Special training for co-curricular activity teachers in Tamil Nadu

After the schools reopen, the SCERT will take over the programme, a source said, adding that the training programme will be expanded into other curricular activities from the existing topics.

CHENNAI: In a bid to encourage creativity among students, the co-curricular activity teachers of high and higher secondary schools in Tamil Nadu are being given special training in music, drawing and sewing by experts from Government College of Fine Arts as well as a few professors from IIT Madras and National Institute of Fashion Technology.

The programme is an undertaking of the Rashtriya Madhyamik Shishya Abhiyan (RMSA), a central scheme under the Department of School Education, Ministry of Human Resource Development.

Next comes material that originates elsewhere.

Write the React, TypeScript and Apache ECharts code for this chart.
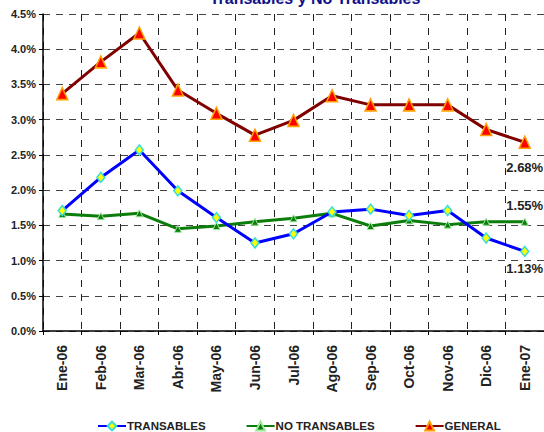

“The teachers who are trained here will go to their respective schools and train other teachers and together they will pass on the knowledge to students,” said S Kannappan, RMSA director.

After the schools reopen, the SCERT will take over the programme, he said, adding that the training programme will be expanded into other curricular activities from the three chosen topics — music, drawing and sewing.

For now, only the resource group, which includes 150 drawing teachers, 60 sewing teachers and 55 music teachers from Classes VI to VIII from various districts — four from each — are being trained.

As per the RMSA officials, topics include uses of shapes, colours, perspectives, origami and various mediums of plastic expression, illustration, animation techniques, Indian culture and art, relief composition, design composition and terracotta, principals of design and distribution of space.

Teachers include renowned musicians like Anuradha Sriram, Kuppuswami, Anita Kuppuswami, PJ Sheshadri and other trained teachers on not just Carnatic music, but also songs and poems by Bharatiyar and Bharathidasan. Experts from IIT Madras explained subjects like engineering design, which they could teach the students.

V Sengutvan, a lecturer from Government College of Fine Arts said the idea was to teach the school teachers the basics of all subjects. In Fine Arts, the basics of design, basic creation of applications, model making, animation and psychology of children are explained.